Animal rights activists and hunters usually don’t see eye to eye. But when it comes to the world’s tallest land mammal, they’re in agreement: Africa’s giraffes are in trouble.
Last week, activists who have proposed listing giraffes under the Endangered Species Act and sued the U.S. Fish and Wildlife Service — and asked for President Trump’s help in forcing a decision from the agency.
But what the Fish and Wildlife Service and the president must consider is that wild giraffes are largely threatened by war and habitat loss — realities that an endangered listing can do little about. Africa’s armed groups don’t operate under American environmental laws. Additionally, the restrictions on imports of hunting trophies, hides and other products that the ESA often creates can reduce incentives for local communities and landowners to conserve giraffe habitat.
For the United States to play a constructive role in global wildlife conservation it must move beyond unilaterally adopting rules and regulations and pursue real engagement in countries where species like giraffes are found. This means modernizing our approach to conservation and embracing the emerging global consensus that conservation depends on leveraging the private sector investment capable of promoting the peace, stability, and prosperity under which giraffes and other wildlife can thrive.
Something I’ve learned from working with African counter-poaching programs is that conserving the continent’s wildlife requires addressing complex political and socio-economic challenges. These challenges extend far beyond the scope of what single-species conservation efforts, like those advanced under the ESA, can provide.
The extreme threats faced by the giraffe highlight this reality. From Sudan to the Congo to Uganda, giraffes have fallen victim to decades of violent conflict and its collateral damage. In places like South Sudan’s Boma and Bandingilo National Parks, giraffes have been killed on a mass scale to feed government soldiers and rebel armies fighting a protracted war.
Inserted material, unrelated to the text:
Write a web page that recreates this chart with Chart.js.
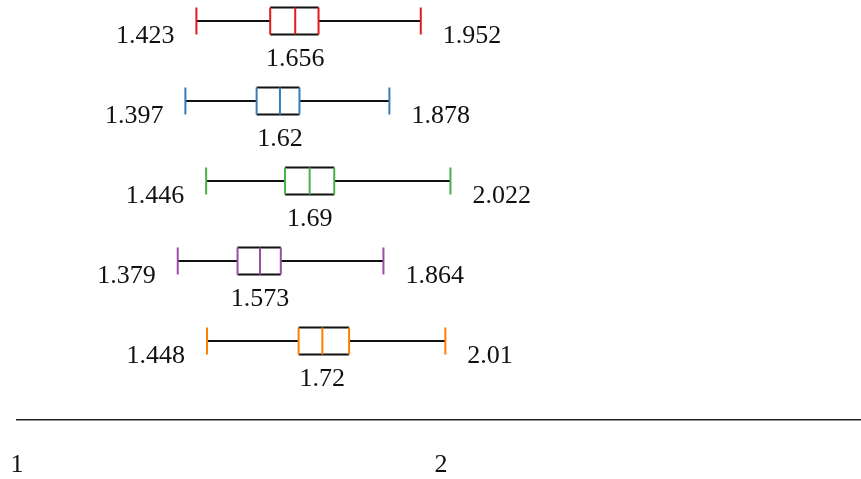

The fact that a giraffe can provide up to 600 pounds of meat has also historically made it an attractive meal for refugees fleeing South Sudan’s violence, who have been suspected of widespread poaching in Congo’s Garamba National Park since the late 1990s.
Militant groups like the Lord’s Resistance Army have also poached giraffes in the park for their tails, which sell in the regional market for the fly whisks that make up part of traditional marriage dowries. And in Uganda, giraffes are still struggling to hold on in special places like Murchison Falls National Park, where years of insurgency made the park a war zone and poachers’ haven.
As far-reaching as the Endangered Species Act can seem, it is not strong enough to stop war, feed hungry refugees, or build economies where wildlife support livelihoods and are valued. Achieving these things requires supporting America’s African partners working on peacebuilding, humanitarian relief, and economic development.
The newly formed U.S. International Development Finance Corporation is set up to do just that by supporting investment by American companies to achieve the conservation, humanitarian, security, economic and other foreign policy goals of the United States. The IDFC will reduce bureaucratic barriers to U.S. investors seeking access to frontier markets and deliver engagement in ways that are transparent and accountable, and follow strong environmental safeguards. Programs of the IDFC will be able to bring resources to bear where they will matter most for giraffes, a much better path to support conservation of the species than the regulatory approach of the Endangered Species Act.
This is especially true given the act’s tendency to undercut incentives for African landowners to conserve giraffes and their habitat on private property. But using the statute’s power to restrict the importation of hunting trophies and trade in giraffe products would do just that.
More than 13,000 giraffes currently find homes on private ranches and conservancies in southern Africa, a tenuous stronghold for the species, but one made possible only because of the revenue generated by allowing for their sustainable use via hunting, the production of meat for local markets, and value-added products for export.
As evidenced by recent financial commitments by the World Bank to Mozambique’s trophy hunting industry, this kind of market-based approach to conservation is ripe for U.S. investors working in partnership with the IDFC. An endangered listing for the giraffe and the barriers to trade that come with it, however, only risk creating unnecessary obstacles that stand to threaten Africa’s giraffes even more than they already are.